Salazar, his wife, driver and bodyguard were returning from a visit to the admiral’s family in the Mexico City area, when they ran into a protest that had closed the main highway leading back to the naval station he commanded on the Pacific coast, near the resort of Puerto Vallarta.

Seeing the protest, the admiral apparently made a tragic mistake. Rather than waiting for the road to reopen, as dozens of other vehicles did for about two more hours, or turning around and heading back to the nearest city to catch an airline flight, he had his driver head down a rural two-lane road in search of a shortcut.

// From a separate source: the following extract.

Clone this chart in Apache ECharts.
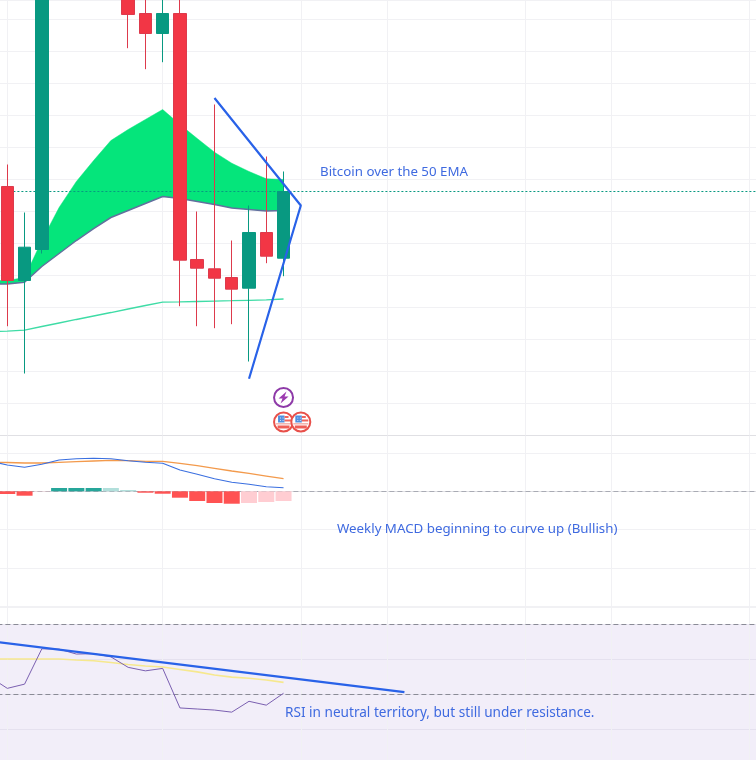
<!DOCTYPE html>
<html><head><meta charset="utf-8">
<style>html,body{margin:0;padding:0;background:#fff}#c{width:756px;height:760px}</style>
<script src="https://cdn.jsdelivr.net/npm/echarts@6/dist/echarts.min.js"></script>
</head><body><div id="c"></div>
<script>
// week slots (slot 0 sits just off the left edge)
const weeks = Array.from({length:46},(_,i)=>'W'+i);
const monthStarts = ['W1','W10','W18','W23','W31','W36','W44'];

// [open, close, low, high]
const candles = [
 '-',
 [19772,16834,15406,20459],[16834,17875,13928,18959],[17803,27147,17678,28000],
 '-','-','-','-',
 [27000,25147,24094,27500],[25178,24553,23438,26500],[24553,25178,23656,26800],
 [25178,17469,16031,26300],[17491,17219,15406,18991],[17200,16906,15344,22334],
 [16928,16563,15469,18084],[16594,18334,14303,19178],[18334,17594,17375,20709],
 [17531,19616,16969,20241]
];
const lastClose = 19616;
const emaFastTop = [16834,16834,16928,18084,19116,19928,20584,21209,21553,21866,22178,21709,21272,20844,20500,20241,20013,19991];
const emaFastBottom = [16725,16725,16781,17272,17678,18084,18459,18803,19022,19241,19459,19397,19303,19209,19100,19053,19006,19022];
const emaSlow = [15241,15250,15281,15397,15506,15616,15725,15834,15944,16053,16156,16166,16178,16191,16203,16216,16228,16256];
const wedge = [['W13',22538],['W18',19178],['W15',13763]];
const eventBolt = [['W17',13178]];
const eventFlags = [['W17',12413],['W18',12413]];

const macdLine = [791,687,627,705,817,851,862,851,799,757,731,556,444,329,235,183,120,94];
const macdSignal = [765,752,739,739,757,773,791,809,799,783,783,731,668,601,530,470,399,329];
const macdHist = ['-',-70,-115,-8,86,86,86,86,34,-37,-63,-167,-253,-305,-324,-305,-279,-253];
const histTone = ['', 'r','r','p','g','g','g','l','l','r','r','r','r','r','r','p','p','p'];

const rsi = [54.9,51.7,52.9,63.0,62.9,61.5,61.6,60.7,57.7,56.7,57.4,46.1,45.8,45.5,44.9,48.0,46.9,50.3];
const rsiMa = [60.1,60.1,60.1,60.1,60.1,59.8,59.6,59.1,58.5,58.1,57.8,57.1,56.4,55.5,54.9,54.6,54.1,53.4];
const rsiResistance = [['W0',65.2],['W24',50.6]];

const notePrice = 'Bitcoin over the 50 EMA';
const noteMacd = 'Weekly MACD beginning to curve up (Bullish)';
const noteRsi = 'RSI in neutral territory, but still under resistance.';

const GRID='#f1f1f4', SEP='#e0e0e4', BLUE='#2962e8', TEXT='#3f6ae0';
const toneColor={r:'#ff5252',p:'#ffcdd2',g:'#26a69a',l:'#b2dfdb'};
const LEFT=-18.6, W=794.2;

function xAxis(i,line){return {gridIndex:i,type:'category',data:weeks,position:'bottom',
  axisLabel:{show:false},axisTick:{show:false},splitLine:{show:false},
  axisLine:{show:line,lineStyle:{color:SEP,width:1}}};}
function yAxis(i,min,max,interval){return {gridIndex:i,type:'value',min,max,interval,scale:true,
  axisLabel:{show:false},axisTick:{show:false},axisLine:{show:false},
  splitLine:{show:true,lineStyle:{color:GRID,width:1}}};}
function vgrid(i){return {type:'line',xAxisIndex:i,yAxisIndex:i,data:[],z:1,silent:true,
  markLine:{z:1,silent:true,symbol:'none',label:{show:false},animation:false,
    lineStyle:{color:GRID,width:1,type:'solid'},data:monthStarts.map(m=>({xAxis:m}))}};}
function hdash(i,vals,color,dash,z,w){return {type:'line',xAxisIndex:i,yAxisIndex:i,data:[],z:z||2,silent:true,
  markLine:{z:z||2,silent:true,symbol:'none',label:{show:false},animation:false,
    lineStyle:{color,width:w||1,type:dash||[5,3]},data:vals.map(v=>({yAxis:v}))}};}
function line(i,data,color,width,extra){return Object.assign({type:'line',xAxisIndex:i,yAxisIndex:i,data,symbol:'none',
  showSymbol:false,silent:true,animation:false,z:4,lineStyle:{color,width}},extra||{});}

function icon(params,api){
  const p=api.coord([api.value(0),api.value(1)]);
  const kids=[];
  const c=(r,fill,stroke,lw)=>kids.push({type:'circle',shape:{cx:p[0],cy:p[1],r},style:{fill,stroke,lineWidth:lw||0}});
  const R=(x,y,w,h,fill)=>kids.push({type:'rect',shape:{x:p[0]+x,y:p[1]+y,width:w,height:h},style:{fill}});
  if(params.seriesName==='bolt'){
    c(9.5,'#fff','#8e3aa8',2);
    kids.push({type:'polygon',shape:{points:[[3,-6],[-5,1],[-1,1],[-3,6],[5,-1],[1,-1]].map(q=>[p[0]+q[0],p[1]+q[1]])},style:{fill:'#9c3ab0'}});
  }else{
    c(9.5,'#fff','#e8504a',2);
    R(-5.5,-6.5,6.5,7,'#4f8fe0');
    R(-3.5,-4.5,1,1,'#cfe0f5');R(-1,-4.5,1,1,'#cfe0f5');R(-3.5,-2,1,1,'#cfe0f5');R(-1,-2,1,1,'#cfe0f5');
    R(1,-6,4,2,'#f0645c');
    R(1,-2.5,6.5,2,'#f0645c');
    R(-7.5,1,15,1.6,'#f4b5b0');
    R(-6,3.5,12,3,'#ef5f58');
  }
  return {type:'group',children:kids};
}

const option={
  animation:false,backgroundColor:'#ffffff',
  grid:[
    {left:LEFT,width:W,top:0,height:435.2,outerBoundsMode:'none'},
    {left:LEFT,width:W,top:435.7,height:170.5,outerBoundsMode:'none'},
    {left:LEFT,width:W,top:606.8,height:157.5,outerBoundsMode:'none'}
  ],
  xAxis:[xAxis(0,true),xAxis(1,true),xAxis(2,false)],
  yAxis:[yAxis(0,12000,25600,1000),yAxis(1,-3000,1452,1000),yAxis(2,30,75,10)],
  series:[
    vgrid(0),vgrid(1),
    {type:'line',xAxisIndex:2,yAxisIndex:2,data:[],z:0,silent:true,
      markArea:{z:0,silent:true,animation:false,itemStyle:{color:'rgba(126,87,194,0.1)'},data:[[{yAxis:30},{yAxis:70}]]}},
    vgrid(2),
    // price pane
    line(0,emaSlow,'#3fdca6',1.3),
    line(0,emaFastBottom,'#62709e',1.5,{stack:'ribbon',z:3}),
    line(0,emaFastTop.map((v,i)=>v-emaFastBottom[i]),'#05e57b',0.5,{stack:'ribbon',z:3,areaStyle:{color:'#05e57b',opacity:1}}),
    hdash(0,[lastClose],'#089981',[2,2],4),
    {type:'candlestick',xAxisIndex:0,yAxisIndex:0,data:candles,barWidth:13,z:5,silent:true,animation:false,
      itemStyle:{color:'#089981',color0:'#f23645',borderColor:'#089981',borderColor0:'#dd3a4c',borderWidth:1}},
    line(0,wedge,BLUE,2.2,{z:6}),
    {type:'custom',name:'bolt',xAxisIndex:0,yAxisIndex:0,data:eventBolt,renderItem:icon,z:7,silent:true,animation:false},
    {type:'custom',name:'flag',xAxisIndex:0,yAxisIndex:0,data:eventFlags,renderItem:icon,z:7,silent:true,animation:false},
    // MACD pane
    hdash(1,[0],'#a9abb4'),
    {type:'bar',xAxisIndex:1,yAxisIndex:1,barWidth:16,z:3,silent:true,animation:false,
      data:macdHist.map((v,i)=>v==='-'?v:({value:v,itemStyle:{color:toneColor[histTone[i]]}}))},
    line(1,macdSignal,'#f39a4c',1.3),
    line(1,macdLine,'#3a6fe0',1.1,{z:5}),
    // RSI pane
    hdash(2,[70,50],'#8a8b96'),
    line(2,rsiMa,'#f6e88e',1.6),
    line(2,rsi,'#7a5fb0',1,{z:5}),
    line(2,rsiResistance,BLUE,2.2,{z:6})
  ],
  graphic:[
    {type:'text',left:320,top:165.5,z:20,style:{text:notePrice,fill:TEXT,font:'13.3px "Noto Sans"'}},
    {type:'text',left:337,top:522.5,z:20,style:{text:noteMacd,fill:TEXT,font:'13.3px "Noto Sans"'}},
    {type:'text',left:285,top:706.5,z:20,style:{text:noteRsi,fill:TEXT,font:'13.6px "Noto Sans"'}}
  ]
};
echarts.init(document.getElementById('c'),null,{renderer:'canvas'}).setOption(option);
</script></body></html>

“He decided to take an alternative route, to get back to his job on time, and he took a secondary road for that purpose,” Murillo Karam said.

But Michoacan has become a hotbed of cartel violence, with at least a half dozen ambushes of federal police convoys last week. And the highway blockage wasn’t just any protest.

A reporter for a Michoacan newspaper saw the protesters, mainly taxi and bus drivers, holding signs saying “Get out, Federales” and “We demand federal forces get out of Michoacan.” Such protests have frequently been organized by the Knights Templar cartel, which has often forced or paid residents to take part.

Federal security spokesman Eduardo Sanchez said it seemed unlikely the protest could have been organized just to interrupt the admiral’s travel. Rather, it appeared a response to the two-month-old government buildup of army and federal police in Michoacan after a series of towns rose up in arms and formed self-defense groups to fight off pervasive abuses and extortion demands by the Knights Templar.

Salazar’s SUV had navy logos, but inexplicably was not bulletproof. Neither he nor his bodyguard was in uniform.

Murillo Karam said one vehicle cut off Salazar’s SUV, forcing his driver to stop. A second vehicle full of armed men then drove up and opened fire. Salazar pushed his wife to the floor of the SUV and she escaped with only minor injuries, but the driver was severely wounded.

Murillo Karam said that the three suspects were detained in one of the vehicles used in the attack and that they had admitted belonging to the Knights Templar and taking part in the attack. He quoted the suspects as saying the cartel paid them 7,500 pesos a month (about $600) to steal, kidnap and extort money from people.

The navy has not been as heavily involved in the anti-drug fight in Michoacan as it has been in other states.